Jane Seymour, Henry’s third wife, died at Hampton Court under very different circumstances. She was the one who finally gave the king his long-desired male heir, giving birth to the future Edward VI on October 12, 1537. But the birth was difficult, lasting over two days, and Jane never recovered. She developed puerperal fever and died twelve days after Edward’s birth, leaving Henry with a son but without the wife he had genuinely loved.

Jane’s ghost is gentle where Catherine’s is terrifying. She appears dressed in white, carrying a candle, walking through Clock Court on the anniversary of Edward’s birth. She seems peaceful, a mother eternally watching over her son, perhaps unaware that he lived to become king before dying young himself. Her appearances lack the violence of Catherine’s manifestations; she simply walks her route, candle in hand, and fades away.

The CCTV Ghost

In 2003, Hampton Court Palace gained international attention for a piece of evidence that skeptics and believers have debated ever since. Security personnel had been puzzled by fire doors in one section of the palace that kept opening by themselves. The doors were properly secured; there was no mechanical explanation for their behavior. CCTV cameras monitored the area continuously.

When staff reviewed the footage to discover what was happening, they found something extraordinary. A robed figure, dressed in what appeared to be period costume, emerged from behind the closed doors, pushed them fully open, and then retreated back through them. The figure’s face was partially visible, and many viewers found it disturbing—skeletal, cadaverous, not quite human. The media dubbed it “Skeletor” for its apparent resemblance to the cartoon villain.

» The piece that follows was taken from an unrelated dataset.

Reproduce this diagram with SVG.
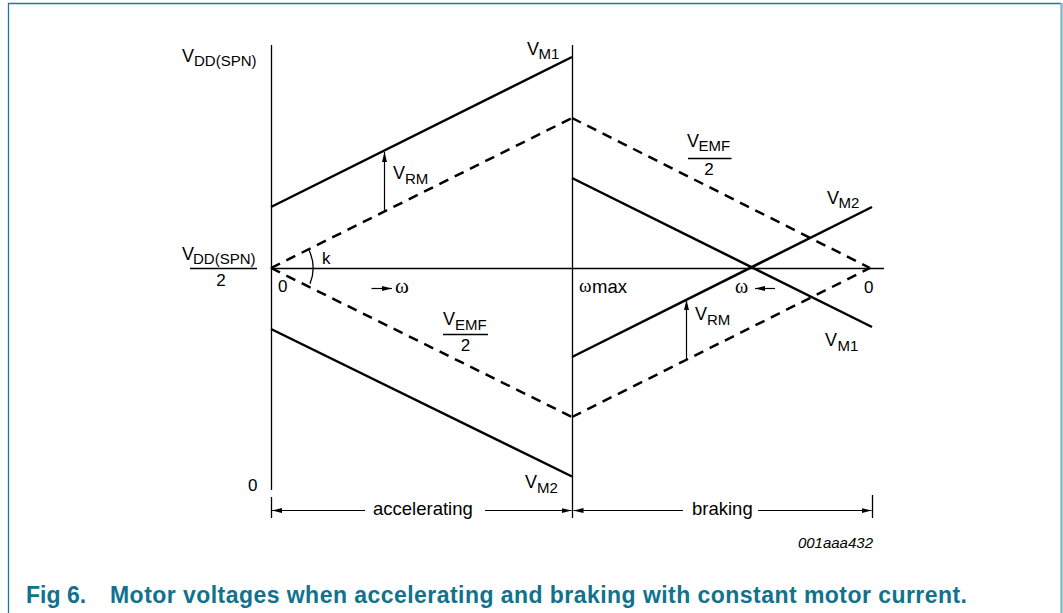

The footage made international news. Skeptics suggested a hoax, noting that the figure’s movements seemed somewhat theatrical and that the timing of the “discovery” coincided conveniently with tourist season. Believers pointed to the video as rare physical evidence of supernatural activity, captured by security equipment with no motive to deceive. The palace administration acknowledged the footage as unexplained and has never offered a definitive explanation.

Other Ghosts

Catherine Howard and Jane Seymour are the most famous of Hampton Court’s spirits, but they share the palace with numerous others. Dame Sybil Penn, who nursed Edward VI through childhood and later died of smallpox contracted while caring for Elizabeth I, haunts the palace following the disturbance of her tomb in 1829. The sound of her spinning wheel has been heard through walls, and workers who demolished a wall while investigating the sound discovered an actual spinning wheel hidden within.

Two cavaliers from the English Civil War period have been seen walking through the King’s Apartments, perhaps officers who served during the palace’s use as a headquarters for Parliamentarian forces. A ghostly dog haunts the grounds, loyal in death as in life. A girl in Victorian dress has been reported near the kitchens, suggesting that the palace accumulated spirits well beyond its Tudor heyday.

Staff report cold spots that move through rooms, footsteps in empty corridors, figures in period dress glimpsed from the corner of the eye and gone when looked at directly. The palace’s long history has left it saturated with supernatural presences, making it one of the most active paranormal locations in England.

Today

Hampton Court Palace remains one of England’s most popular tourist attractions, drawing visitors who come for its history, its architecture, and its ghosts. Evening ghost tours allow visitors to experience the palace after dark, walking the same galleries where Catherine Howard still runs screaming. Staff training acknowledges the haunting, preparing employees for experiences they may encounter during their work.

The palace continues to be monitored by CCTV, and staff continue to report experiences that defy explanation. Whatever happened in 2003, whatever continues to happen in the Haunted Gallery and throughout the sprawling complex, Hampton Court remains home to its long-dead residents. The wives of Henry VIII may have suffered under his reign, but they have outlasted him by centuries, their spirits still walking the halls he once claimed as his own.